Erst Ende Juli dieses Jahres ließ ein gemeinsames Militärmanöver mit Russland in der Ostsee aufhorchen. "Das ist ja nicht unbedingt sehr nah an China", so Kahl. Diese militärische Ausdehnung sei bedenklich.
China trete heute auf dem sicherheitspolitischen Parkett viel offensiver auf als noch vor ein paar Jahren.
Chinas militärische Ambitionen seien vor allem auf das enorme Wirtschaftswachstum zurückzuführen. Länder die stärkere wirtschaftliche Gewinne machten als andere Länder, würden auch in die Lage versetzt, militärisch stärker zu werden.
"Die Zeit der Bescheidenheit ist offensichtlich vorbei. Die Zeit der Rücksichtnahme ist vorbei. China beansprucht den Rang einer außenpolitischen Großmacht."
Gleichwohl sei nicht abzusehen, wie lange der Aufstieg Chinas anhalte. Das Land stehe Kahl zufolge vor großen Problemen: Die politische Nachfolge ist nicht geregelt; die Umweltverschmutzung kostet Millionen Menschen das Leben; das Heer der Wanderarbeiter stellt eine große Herausforderung dar; es herrschen teils schlechte Arbeitsbedingungen.
Demographischer Wandel und Migration
Als problematisch erachtet der BND-Chef auch den demographischen Wandel – und den sich daraus ergebenden Migrationsdruck auf Europa. Zu erwarten sei, dass bis 2030 die Zahl der Weltbevölkerung auf 8,5 Milliarden Menschen ansteige. Allein Afrika wachse um jährlich mehr als 30 Millionen Menschen.

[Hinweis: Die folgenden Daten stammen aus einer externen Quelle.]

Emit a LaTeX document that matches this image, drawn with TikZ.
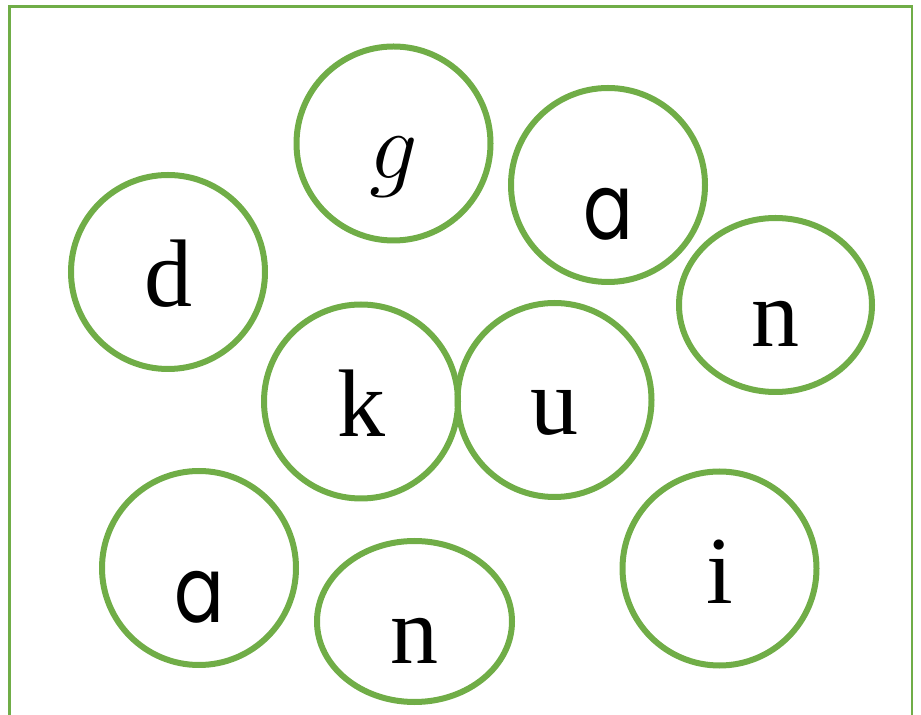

"Selbst wenn es gelingen sollte, die wirtschaftliche Lage einzelner afrikanischer Staaten zu verbessern, wird dies vermutlich zunächst zu mehr und nicht zu weniger Migration führen. Denn dann werden viele Personen das erste Mal (…) überhaupt erst die Möglichkeit haben, die Reise nach Europa zu finanzieren." Es sei nicht so, dass die Ärmsten Afrikas nach Europa kämen, sondern die aus geringfügig wohlhabenderen Ländern. Weit eine Milliarde Menschen werden Kahl zufolge einen rationalen Grund (Hunger, Krieg, Vertreibung, Umweltprobleme) haben, sich auf den Weg zu machen.
Der Migrationsdruck auf Europa werde daher zunehmen. Es sei fraglich, ob die europäischen Länder es schaffen, Steuerungspotentiale aufrecht zu erhalten.